● TASK DIRECTIONS
Locate all lines with the word "React". Copy them.

___ SUPPLIED DATA

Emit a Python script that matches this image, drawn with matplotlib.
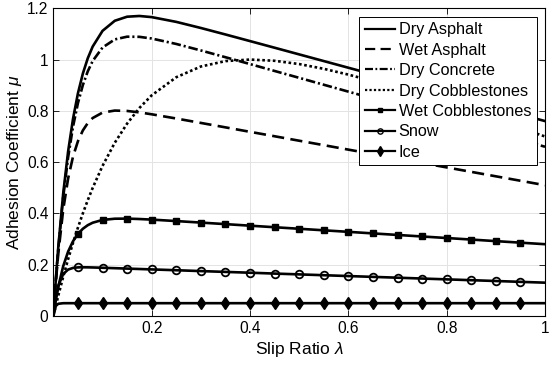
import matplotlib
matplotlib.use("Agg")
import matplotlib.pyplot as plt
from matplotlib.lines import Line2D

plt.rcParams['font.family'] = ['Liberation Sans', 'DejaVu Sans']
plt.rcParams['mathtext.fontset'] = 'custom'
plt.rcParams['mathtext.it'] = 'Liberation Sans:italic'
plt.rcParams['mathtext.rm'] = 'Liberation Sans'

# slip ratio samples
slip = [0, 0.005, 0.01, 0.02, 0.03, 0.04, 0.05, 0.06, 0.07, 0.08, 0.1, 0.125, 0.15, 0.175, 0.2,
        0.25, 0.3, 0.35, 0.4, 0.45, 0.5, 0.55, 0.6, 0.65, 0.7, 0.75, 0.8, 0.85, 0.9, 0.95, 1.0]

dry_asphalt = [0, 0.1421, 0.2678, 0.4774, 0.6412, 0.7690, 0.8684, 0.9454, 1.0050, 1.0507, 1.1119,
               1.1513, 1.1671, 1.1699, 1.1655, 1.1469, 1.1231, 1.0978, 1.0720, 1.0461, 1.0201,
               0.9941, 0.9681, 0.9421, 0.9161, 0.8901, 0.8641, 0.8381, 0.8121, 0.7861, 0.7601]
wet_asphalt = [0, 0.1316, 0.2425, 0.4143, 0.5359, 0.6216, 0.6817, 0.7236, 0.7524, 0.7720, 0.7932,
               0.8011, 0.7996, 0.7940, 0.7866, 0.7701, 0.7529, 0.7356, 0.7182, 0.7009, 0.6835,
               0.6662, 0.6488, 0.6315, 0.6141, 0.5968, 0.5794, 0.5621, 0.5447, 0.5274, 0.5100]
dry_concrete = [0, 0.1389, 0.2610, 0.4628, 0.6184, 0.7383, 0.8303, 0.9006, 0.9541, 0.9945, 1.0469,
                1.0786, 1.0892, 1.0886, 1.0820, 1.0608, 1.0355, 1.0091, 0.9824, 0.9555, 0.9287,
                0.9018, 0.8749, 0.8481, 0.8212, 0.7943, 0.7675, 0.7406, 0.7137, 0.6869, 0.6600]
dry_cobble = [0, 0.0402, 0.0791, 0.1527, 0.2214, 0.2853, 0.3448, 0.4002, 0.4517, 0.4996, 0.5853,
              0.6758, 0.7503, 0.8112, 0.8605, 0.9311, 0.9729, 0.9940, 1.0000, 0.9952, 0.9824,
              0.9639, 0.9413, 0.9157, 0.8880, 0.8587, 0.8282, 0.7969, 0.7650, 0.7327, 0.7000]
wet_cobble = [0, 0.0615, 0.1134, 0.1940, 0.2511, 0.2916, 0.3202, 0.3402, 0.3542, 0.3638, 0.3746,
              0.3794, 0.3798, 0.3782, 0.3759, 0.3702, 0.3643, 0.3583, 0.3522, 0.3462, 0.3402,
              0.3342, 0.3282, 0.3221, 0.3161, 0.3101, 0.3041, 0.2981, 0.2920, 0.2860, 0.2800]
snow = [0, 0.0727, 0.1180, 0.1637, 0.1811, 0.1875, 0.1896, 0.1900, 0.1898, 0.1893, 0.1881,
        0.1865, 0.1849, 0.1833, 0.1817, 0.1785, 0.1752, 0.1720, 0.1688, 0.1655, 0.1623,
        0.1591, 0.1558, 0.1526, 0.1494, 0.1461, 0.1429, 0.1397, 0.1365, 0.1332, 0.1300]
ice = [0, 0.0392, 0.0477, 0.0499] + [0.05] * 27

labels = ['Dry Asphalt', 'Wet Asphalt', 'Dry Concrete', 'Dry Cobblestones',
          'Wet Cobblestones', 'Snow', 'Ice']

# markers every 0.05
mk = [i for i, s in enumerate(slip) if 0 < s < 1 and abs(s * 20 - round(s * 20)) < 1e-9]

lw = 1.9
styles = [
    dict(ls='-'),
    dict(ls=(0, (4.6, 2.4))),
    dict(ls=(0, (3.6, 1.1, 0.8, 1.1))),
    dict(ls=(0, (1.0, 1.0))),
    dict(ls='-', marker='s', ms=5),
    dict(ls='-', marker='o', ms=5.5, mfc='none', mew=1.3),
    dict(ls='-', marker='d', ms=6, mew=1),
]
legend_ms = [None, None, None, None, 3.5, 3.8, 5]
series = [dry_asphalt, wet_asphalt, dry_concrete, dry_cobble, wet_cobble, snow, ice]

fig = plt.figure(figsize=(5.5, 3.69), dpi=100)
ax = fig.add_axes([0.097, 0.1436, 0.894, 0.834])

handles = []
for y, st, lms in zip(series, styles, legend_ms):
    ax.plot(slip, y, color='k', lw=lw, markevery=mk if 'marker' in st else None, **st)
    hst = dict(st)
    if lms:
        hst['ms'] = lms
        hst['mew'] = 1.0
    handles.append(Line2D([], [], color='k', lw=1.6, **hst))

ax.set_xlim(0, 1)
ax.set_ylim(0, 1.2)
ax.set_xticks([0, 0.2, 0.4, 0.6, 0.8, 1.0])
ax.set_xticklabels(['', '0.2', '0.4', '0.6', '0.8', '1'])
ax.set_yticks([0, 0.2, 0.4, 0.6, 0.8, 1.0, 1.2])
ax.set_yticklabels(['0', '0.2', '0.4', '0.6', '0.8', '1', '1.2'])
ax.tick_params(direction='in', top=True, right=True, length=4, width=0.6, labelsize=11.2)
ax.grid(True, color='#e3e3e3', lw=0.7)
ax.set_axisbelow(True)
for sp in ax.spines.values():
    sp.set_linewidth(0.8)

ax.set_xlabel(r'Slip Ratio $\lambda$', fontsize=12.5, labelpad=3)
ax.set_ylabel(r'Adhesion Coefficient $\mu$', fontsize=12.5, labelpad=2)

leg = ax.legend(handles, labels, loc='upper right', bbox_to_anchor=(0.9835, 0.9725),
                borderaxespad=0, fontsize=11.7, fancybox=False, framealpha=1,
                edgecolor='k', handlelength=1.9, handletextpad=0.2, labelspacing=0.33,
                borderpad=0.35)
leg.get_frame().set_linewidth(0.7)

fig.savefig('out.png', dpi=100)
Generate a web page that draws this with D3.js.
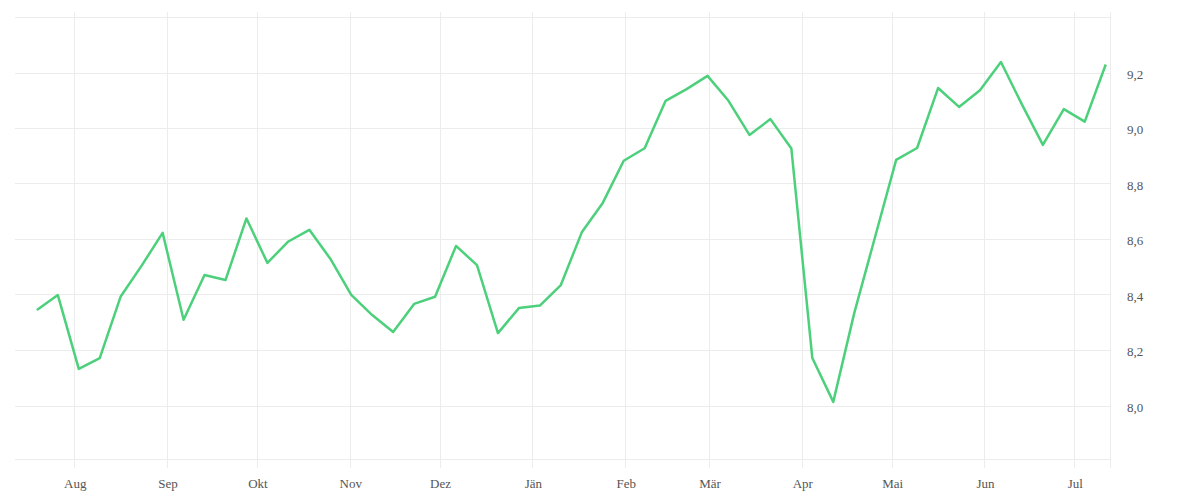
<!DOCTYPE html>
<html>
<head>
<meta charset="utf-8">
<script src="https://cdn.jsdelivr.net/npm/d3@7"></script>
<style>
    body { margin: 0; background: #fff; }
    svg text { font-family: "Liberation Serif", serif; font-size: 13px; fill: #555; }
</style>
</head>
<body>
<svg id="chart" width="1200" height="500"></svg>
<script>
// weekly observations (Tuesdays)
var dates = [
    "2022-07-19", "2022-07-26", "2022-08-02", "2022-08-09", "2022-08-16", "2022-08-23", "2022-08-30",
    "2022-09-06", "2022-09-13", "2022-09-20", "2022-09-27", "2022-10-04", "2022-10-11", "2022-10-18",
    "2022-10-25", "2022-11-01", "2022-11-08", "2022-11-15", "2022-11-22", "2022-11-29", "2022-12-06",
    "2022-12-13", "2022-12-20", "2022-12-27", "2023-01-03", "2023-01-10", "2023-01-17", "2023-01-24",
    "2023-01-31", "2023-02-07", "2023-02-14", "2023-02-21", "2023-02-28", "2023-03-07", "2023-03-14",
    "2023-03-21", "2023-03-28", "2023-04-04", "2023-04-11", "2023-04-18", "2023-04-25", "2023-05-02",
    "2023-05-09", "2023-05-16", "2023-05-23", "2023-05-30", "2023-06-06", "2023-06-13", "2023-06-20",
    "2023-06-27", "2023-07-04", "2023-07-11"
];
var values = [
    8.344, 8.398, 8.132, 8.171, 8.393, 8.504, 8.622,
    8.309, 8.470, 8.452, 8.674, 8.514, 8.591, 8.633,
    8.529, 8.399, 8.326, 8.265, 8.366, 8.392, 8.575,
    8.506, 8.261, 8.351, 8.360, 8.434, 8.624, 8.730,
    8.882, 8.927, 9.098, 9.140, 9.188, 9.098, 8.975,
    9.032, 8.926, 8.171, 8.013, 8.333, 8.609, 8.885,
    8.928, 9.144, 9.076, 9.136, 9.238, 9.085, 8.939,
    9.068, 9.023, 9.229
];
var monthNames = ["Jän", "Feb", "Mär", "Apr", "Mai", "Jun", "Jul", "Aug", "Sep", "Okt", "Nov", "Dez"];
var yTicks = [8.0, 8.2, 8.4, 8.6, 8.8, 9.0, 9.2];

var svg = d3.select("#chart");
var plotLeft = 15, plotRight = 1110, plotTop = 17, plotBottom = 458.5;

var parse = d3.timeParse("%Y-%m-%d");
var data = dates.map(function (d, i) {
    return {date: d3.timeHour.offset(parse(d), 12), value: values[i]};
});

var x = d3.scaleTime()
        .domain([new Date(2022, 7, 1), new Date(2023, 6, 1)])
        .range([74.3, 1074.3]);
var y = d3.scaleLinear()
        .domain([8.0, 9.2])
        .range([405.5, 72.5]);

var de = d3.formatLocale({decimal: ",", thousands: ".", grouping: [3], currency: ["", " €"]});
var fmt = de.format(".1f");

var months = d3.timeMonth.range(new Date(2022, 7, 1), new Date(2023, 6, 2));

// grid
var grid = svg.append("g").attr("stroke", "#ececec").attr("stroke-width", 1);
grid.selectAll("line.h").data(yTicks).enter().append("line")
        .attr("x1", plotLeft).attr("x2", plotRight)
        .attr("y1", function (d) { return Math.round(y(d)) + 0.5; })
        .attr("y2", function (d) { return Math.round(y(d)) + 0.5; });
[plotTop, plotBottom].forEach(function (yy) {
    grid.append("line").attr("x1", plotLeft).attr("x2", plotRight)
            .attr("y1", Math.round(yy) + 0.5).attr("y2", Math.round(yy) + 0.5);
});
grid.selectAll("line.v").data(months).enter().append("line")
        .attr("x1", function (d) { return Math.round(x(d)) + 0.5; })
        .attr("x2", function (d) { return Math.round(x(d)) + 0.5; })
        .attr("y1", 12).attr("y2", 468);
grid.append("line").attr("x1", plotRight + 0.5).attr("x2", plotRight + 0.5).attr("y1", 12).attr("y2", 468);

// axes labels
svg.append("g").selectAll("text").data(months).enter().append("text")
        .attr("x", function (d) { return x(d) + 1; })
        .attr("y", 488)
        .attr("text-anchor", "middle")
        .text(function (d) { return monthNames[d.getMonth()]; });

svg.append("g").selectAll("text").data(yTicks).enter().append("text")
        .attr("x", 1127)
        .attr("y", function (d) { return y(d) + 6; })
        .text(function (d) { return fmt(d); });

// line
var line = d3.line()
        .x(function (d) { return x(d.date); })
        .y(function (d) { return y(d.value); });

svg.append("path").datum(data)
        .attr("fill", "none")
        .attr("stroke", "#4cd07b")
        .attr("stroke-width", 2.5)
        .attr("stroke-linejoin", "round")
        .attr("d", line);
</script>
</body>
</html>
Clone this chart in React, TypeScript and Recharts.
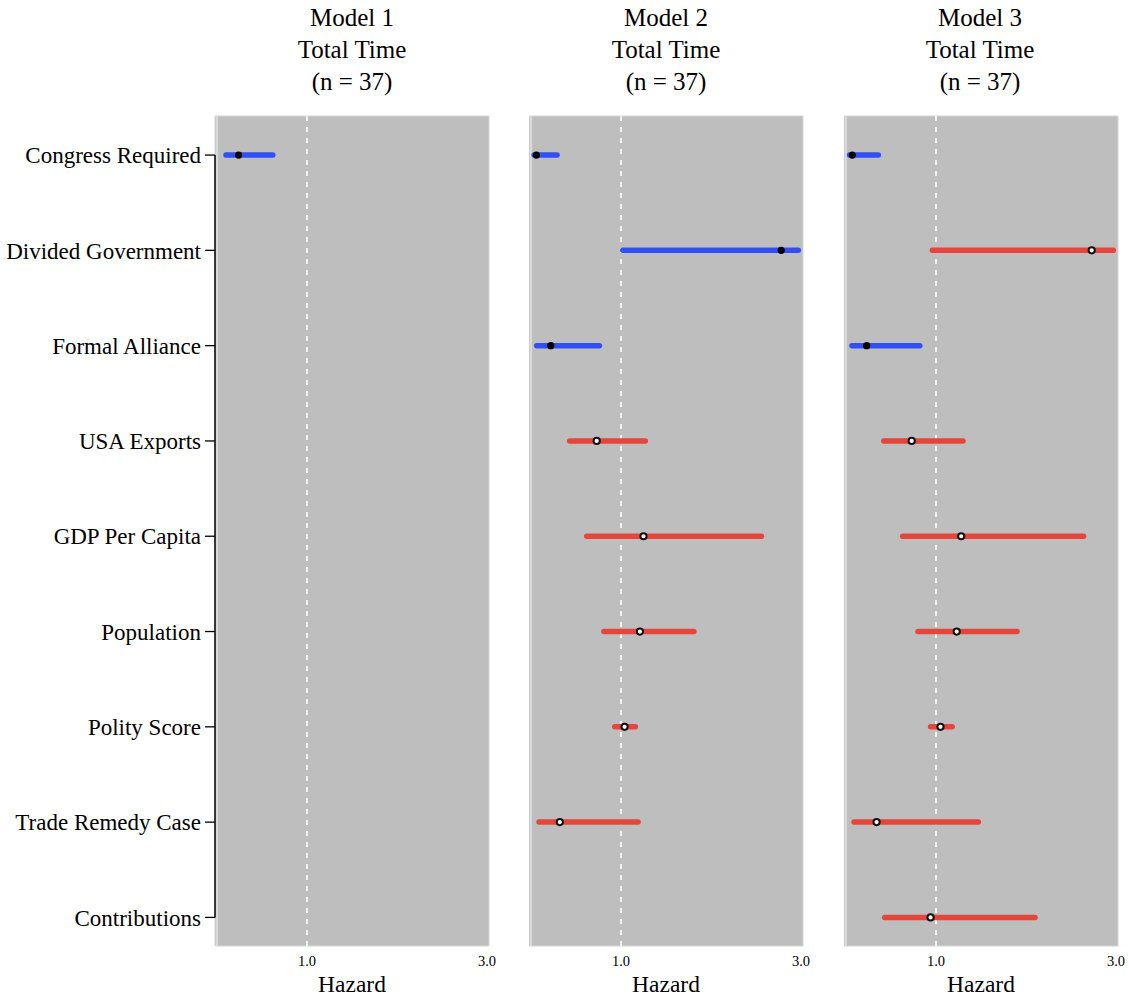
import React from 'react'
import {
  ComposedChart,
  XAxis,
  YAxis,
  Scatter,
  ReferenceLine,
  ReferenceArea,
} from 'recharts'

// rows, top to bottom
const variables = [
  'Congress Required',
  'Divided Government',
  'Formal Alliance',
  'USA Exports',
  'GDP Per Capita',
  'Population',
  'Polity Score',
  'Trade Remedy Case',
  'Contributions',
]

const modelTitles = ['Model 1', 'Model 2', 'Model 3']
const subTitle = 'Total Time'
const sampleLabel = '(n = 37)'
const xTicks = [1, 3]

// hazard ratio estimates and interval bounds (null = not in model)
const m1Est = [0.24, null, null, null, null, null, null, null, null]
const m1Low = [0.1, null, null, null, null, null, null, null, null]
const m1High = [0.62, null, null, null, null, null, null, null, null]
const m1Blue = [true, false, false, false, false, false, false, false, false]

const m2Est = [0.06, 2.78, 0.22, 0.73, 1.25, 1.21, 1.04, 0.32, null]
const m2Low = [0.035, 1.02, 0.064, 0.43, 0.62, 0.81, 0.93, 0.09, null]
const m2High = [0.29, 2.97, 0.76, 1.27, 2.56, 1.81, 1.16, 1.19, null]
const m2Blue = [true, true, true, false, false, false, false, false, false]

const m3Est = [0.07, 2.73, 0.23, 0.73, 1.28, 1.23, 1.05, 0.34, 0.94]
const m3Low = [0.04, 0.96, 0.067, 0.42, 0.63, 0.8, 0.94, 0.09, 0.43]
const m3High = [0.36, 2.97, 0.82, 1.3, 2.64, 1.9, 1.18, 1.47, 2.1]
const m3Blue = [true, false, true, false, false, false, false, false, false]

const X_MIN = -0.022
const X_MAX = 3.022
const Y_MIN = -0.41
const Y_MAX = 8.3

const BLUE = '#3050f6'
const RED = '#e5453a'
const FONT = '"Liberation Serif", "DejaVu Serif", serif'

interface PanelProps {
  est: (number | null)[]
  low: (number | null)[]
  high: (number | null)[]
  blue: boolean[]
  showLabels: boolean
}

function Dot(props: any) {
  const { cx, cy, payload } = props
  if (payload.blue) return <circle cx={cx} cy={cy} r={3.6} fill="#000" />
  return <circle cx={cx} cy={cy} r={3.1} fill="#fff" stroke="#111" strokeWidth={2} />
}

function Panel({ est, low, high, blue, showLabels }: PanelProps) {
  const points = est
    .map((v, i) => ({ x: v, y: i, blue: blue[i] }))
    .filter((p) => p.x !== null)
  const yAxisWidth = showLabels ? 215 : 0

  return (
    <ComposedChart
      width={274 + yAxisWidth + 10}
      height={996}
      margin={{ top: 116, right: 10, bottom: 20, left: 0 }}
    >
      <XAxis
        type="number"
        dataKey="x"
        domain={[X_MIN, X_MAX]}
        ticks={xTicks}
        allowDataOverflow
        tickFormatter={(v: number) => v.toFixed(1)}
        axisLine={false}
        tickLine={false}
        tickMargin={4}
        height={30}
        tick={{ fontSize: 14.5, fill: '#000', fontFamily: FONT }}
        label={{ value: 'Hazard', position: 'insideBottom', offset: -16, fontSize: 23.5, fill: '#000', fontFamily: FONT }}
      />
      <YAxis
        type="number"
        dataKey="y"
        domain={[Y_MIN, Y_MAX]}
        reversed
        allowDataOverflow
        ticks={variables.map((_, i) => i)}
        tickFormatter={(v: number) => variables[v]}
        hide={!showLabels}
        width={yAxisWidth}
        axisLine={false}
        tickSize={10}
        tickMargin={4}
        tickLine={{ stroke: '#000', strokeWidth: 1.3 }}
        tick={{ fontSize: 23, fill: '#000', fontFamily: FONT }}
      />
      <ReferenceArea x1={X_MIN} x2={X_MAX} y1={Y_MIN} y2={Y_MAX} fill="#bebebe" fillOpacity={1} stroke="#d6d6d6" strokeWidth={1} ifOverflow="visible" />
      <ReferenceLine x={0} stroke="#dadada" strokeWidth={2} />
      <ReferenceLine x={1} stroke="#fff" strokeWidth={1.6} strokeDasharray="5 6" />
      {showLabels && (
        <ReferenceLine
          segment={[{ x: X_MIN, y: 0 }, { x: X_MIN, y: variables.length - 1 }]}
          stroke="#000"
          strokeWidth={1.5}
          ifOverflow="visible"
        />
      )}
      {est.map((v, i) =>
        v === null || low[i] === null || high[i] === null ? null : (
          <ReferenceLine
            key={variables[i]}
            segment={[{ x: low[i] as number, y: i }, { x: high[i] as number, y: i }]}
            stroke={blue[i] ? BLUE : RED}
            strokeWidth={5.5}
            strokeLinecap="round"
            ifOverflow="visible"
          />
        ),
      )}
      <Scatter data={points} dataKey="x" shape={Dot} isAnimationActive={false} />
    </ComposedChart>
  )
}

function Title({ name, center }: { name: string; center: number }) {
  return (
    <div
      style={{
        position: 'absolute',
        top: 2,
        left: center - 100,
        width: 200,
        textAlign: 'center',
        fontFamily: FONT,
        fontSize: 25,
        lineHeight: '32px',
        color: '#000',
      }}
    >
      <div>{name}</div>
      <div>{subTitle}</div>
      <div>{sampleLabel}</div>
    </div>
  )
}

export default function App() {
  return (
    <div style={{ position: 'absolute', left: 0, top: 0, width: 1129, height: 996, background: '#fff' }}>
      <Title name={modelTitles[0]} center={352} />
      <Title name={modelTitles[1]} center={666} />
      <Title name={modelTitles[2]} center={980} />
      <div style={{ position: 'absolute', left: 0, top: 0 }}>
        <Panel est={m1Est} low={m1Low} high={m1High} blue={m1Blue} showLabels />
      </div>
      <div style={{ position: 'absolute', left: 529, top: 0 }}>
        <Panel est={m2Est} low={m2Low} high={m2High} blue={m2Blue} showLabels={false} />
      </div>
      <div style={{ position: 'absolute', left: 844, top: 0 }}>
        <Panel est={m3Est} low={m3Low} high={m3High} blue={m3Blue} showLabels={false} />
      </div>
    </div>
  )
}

______

● EXERCISE RESULT
Clone this chart in React, TypeScript and Recharts.
import React from 'react'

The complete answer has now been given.